**Exercise description**
Copy the first line of the material below and every later line through the line containing "X_TICKS = [0, 10, 20, 30, 40, 50, 60]", without any other output.

**Supplied information**
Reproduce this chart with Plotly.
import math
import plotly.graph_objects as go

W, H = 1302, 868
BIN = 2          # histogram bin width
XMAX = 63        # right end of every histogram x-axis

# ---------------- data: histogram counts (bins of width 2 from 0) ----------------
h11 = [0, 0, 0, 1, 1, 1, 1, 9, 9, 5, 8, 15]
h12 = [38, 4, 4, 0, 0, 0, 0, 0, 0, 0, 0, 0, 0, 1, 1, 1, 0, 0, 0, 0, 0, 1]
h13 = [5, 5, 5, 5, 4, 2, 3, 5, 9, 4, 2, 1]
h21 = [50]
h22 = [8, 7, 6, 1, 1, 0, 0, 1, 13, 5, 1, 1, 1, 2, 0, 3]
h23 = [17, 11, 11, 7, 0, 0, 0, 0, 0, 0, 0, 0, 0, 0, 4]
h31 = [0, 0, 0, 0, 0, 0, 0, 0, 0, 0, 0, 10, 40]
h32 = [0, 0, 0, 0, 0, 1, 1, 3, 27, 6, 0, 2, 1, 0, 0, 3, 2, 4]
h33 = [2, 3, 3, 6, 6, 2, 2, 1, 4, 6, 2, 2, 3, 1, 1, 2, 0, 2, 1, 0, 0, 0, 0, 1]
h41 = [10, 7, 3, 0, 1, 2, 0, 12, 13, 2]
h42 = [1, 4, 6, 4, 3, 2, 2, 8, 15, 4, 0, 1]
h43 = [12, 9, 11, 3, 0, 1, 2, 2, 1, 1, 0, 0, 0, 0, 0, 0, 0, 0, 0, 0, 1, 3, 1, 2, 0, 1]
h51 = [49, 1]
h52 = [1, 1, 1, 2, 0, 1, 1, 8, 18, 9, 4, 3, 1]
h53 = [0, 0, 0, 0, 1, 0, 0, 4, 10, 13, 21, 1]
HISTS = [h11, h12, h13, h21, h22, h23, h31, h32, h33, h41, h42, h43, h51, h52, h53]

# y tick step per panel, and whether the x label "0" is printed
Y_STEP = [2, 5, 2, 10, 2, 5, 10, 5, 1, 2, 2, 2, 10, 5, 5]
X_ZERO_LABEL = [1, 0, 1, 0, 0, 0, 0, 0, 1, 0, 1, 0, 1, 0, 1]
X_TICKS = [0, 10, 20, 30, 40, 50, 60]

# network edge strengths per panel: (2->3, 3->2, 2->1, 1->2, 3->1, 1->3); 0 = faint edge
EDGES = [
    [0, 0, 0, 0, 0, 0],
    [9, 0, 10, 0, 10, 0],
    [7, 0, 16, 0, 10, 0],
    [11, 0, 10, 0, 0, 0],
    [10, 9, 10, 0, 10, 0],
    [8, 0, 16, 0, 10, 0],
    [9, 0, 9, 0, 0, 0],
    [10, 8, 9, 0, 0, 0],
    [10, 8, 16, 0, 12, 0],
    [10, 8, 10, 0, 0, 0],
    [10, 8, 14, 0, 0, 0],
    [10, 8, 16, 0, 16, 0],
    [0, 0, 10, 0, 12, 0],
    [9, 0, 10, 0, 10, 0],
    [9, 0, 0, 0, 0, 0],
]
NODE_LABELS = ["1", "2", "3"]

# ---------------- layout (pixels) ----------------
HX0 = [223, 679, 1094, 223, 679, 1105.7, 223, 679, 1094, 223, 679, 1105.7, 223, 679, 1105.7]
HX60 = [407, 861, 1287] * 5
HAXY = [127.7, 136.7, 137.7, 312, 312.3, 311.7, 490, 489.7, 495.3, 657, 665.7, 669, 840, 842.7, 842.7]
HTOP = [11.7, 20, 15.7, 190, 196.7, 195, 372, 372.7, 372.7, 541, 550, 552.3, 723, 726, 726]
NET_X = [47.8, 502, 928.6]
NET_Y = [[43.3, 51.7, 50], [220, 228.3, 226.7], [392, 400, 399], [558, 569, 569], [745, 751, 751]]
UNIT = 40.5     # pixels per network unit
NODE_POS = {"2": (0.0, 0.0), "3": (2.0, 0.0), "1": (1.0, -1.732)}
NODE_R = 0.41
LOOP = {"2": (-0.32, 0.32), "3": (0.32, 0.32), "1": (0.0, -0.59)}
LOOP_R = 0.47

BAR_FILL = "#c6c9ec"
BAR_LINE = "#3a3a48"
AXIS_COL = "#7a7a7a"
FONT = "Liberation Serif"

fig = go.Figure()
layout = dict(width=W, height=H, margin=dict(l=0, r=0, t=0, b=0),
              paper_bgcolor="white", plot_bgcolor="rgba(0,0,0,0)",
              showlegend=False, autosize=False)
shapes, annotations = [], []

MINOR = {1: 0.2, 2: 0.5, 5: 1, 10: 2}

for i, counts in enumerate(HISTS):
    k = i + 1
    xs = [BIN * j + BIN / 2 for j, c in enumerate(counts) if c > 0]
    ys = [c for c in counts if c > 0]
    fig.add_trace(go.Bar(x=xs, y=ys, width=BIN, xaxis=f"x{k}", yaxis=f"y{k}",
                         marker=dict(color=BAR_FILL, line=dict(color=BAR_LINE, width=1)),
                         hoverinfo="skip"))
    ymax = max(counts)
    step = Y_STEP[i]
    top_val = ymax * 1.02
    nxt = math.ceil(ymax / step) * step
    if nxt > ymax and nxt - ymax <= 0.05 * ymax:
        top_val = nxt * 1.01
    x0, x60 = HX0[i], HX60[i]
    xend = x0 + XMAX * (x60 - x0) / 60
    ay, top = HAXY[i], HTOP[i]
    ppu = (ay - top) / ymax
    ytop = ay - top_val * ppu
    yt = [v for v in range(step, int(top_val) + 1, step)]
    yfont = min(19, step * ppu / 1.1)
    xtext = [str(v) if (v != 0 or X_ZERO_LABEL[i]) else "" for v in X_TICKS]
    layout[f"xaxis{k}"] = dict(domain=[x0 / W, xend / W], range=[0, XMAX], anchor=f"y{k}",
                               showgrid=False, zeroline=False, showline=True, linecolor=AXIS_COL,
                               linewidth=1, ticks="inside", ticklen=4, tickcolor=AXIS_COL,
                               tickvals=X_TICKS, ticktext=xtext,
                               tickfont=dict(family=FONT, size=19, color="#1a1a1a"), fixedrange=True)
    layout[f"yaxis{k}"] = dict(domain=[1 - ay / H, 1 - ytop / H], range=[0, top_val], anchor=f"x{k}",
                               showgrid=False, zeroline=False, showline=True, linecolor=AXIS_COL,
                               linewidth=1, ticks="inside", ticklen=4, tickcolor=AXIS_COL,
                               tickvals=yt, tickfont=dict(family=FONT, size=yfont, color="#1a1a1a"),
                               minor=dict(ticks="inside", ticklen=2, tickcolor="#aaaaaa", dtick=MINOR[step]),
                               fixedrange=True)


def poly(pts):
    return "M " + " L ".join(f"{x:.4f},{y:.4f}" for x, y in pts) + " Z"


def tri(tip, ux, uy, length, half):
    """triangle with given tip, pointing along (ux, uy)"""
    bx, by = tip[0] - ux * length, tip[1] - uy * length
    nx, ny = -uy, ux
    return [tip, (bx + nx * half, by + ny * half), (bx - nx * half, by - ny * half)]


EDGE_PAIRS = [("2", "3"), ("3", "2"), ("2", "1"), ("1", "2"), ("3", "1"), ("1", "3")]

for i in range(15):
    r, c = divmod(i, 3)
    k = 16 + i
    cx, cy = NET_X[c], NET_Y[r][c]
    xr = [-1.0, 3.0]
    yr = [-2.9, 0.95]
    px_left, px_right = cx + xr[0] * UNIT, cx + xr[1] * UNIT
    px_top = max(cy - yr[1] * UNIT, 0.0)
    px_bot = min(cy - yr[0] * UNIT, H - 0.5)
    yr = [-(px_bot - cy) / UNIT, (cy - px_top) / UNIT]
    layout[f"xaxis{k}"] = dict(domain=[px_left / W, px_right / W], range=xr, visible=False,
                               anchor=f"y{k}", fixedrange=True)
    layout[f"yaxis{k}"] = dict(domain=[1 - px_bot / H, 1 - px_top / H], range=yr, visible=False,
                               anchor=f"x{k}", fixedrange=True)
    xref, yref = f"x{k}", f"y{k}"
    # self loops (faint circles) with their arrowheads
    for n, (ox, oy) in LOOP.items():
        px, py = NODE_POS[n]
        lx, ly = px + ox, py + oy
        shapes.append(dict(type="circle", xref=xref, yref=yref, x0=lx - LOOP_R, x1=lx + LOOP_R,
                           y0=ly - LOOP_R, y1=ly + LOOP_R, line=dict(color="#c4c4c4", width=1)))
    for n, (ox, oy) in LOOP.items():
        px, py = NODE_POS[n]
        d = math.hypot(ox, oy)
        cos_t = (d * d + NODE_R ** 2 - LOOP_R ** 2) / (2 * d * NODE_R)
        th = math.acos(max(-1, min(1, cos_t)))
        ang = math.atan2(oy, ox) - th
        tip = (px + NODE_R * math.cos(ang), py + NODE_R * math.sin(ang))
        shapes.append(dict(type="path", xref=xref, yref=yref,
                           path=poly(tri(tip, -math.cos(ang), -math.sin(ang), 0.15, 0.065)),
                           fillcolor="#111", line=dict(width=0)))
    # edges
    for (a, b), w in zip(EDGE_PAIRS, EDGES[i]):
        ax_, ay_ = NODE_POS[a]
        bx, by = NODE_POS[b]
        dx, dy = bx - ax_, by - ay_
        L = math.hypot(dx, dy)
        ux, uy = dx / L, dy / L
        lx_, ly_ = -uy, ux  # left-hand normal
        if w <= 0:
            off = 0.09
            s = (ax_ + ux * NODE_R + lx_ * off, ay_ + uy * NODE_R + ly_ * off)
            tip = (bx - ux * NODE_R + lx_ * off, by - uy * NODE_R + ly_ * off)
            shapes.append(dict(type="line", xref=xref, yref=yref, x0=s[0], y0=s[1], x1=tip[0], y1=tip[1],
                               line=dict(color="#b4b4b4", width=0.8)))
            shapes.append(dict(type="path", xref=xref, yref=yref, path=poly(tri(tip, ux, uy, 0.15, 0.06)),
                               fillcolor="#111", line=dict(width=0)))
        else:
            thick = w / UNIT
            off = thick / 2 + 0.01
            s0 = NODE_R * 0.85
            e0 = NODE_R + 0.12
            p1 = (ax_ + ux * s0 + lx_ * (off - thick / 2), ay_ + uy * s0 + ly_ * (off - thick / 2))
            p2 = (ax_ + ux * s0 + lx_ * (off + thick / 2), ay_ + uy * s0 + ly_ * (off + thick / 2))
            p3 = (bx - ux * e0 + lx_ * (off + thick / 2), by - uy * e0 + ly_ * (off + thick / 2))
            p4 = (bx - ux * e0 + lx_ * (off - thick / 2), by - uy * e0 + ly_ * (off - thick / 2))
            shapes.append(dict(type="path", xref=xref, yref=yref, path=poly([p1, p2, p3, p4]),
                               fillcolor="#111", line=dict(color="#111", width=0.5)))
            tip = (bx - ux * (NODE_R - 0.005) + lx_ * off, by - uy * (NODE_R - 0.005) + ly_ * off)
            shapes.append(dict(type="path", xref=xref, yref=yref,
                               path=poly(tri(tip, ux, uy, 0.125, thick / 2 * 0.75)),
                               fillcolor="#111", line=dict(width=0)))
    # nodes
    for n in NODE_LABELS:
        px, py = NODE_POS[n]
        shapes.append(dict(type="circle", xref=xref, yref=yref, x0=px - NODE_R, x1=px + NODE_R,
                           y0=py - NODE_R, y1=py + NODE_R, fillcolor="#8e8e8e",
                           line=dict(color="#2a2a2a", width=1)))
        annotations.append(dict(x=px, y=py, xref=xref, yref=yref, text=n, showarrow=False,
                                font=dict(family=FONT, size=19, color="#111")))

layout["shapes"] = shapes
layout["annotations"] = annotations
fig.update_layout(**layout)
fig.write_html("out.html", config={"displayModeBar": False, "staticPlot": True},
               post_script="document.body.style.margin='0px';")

**Correct answer**
Reproduce this chart with Plotly.
import math
import plotly.graph_objects as go

W, H = 1302, 868
BIN = 2          # histogram bin width
XMAX = 63        # right end of every histogram x-axis

# ---------------- data: histogram counts (bins of width 2 from 0) ----------------
h11 = [0, 0, 0, 1, 1, 1, 1, 9, 9, 5, 8, 15]
h12 = [38, 4, 4, 0, 0, 0, 0, 0, 0, 0, 0, 0, 0, 1, 1, 1, 0, 0, 0, 0, 0, 1]
h13 = [5, 5, 5, 5, 4, 2, 3, 5, 9, 4, 2, 1]
h21 = [50]
h22 = [8, 7, 6, 1, 1, 0, 0, 1, 13, 5, 1, 1, 1, 2, 0, 3]
h23 = [17, 11, 11, 7, 0, 0, 0, 0, 0, 0, 0, 0, 0, 0, 4]
h31 = [0, 0, 0, 0, 0, 0, 0, 0, 0, 0, 0, 10, 40]
h32 = [0, 0, 0, 0, 0, 1, 1, 3, 27, 6, 0, 2, 1, 0, 0, 3, 2, 4]
h33 = [2, 3, 3, 6, 6, 2, 2, 1, 4, 6, 2, 2, 3, 1, 1, 2, 0, 2, 1, 0, 0, 0, 0, 1]
h41 = [10, 7, 3, 0, 1, 2, 0, 12, 13, 2]
h42 = [1, 4, 6, 4, 3, 2, 2, 8, 15, 4, 0, 1]
h43 = [12, 9, 11, 3, 0, 1, 2, 2, 1, 1, 0, 0, 0, 0, 0, 0, 0, 0, 0, 0, 1, 3, 1, 2, 0, 1]
h51 = [49, 1]
h52 = [1, 1, 1, 2, 0, 1, 1, 8, 18, 9, 4, 3, 1]
h53 = [0, 0, 0, 0, 1, 0, 0, 4, 10, 13, 21, 1]
HISTS = [h11, h12, h13, h21, h22, h23, h31, h32, h33, h41, h42, h43, h51, h52, h53]

# y tick step per panel, and whether the x label "0" is printed
Y_STEP = [2, 5, 2, 10, 2, 5, 10, 5, 1, 2, 2, 2, 10, 5, 5]
X_ZERO_LABEL = [1, 0, 1, 0, 0, 0, 0, 0, 1, 0, 1, 0, 1, 0, 1]
X_TICKS = [0, 10, 20, 30, 40, 50, 60]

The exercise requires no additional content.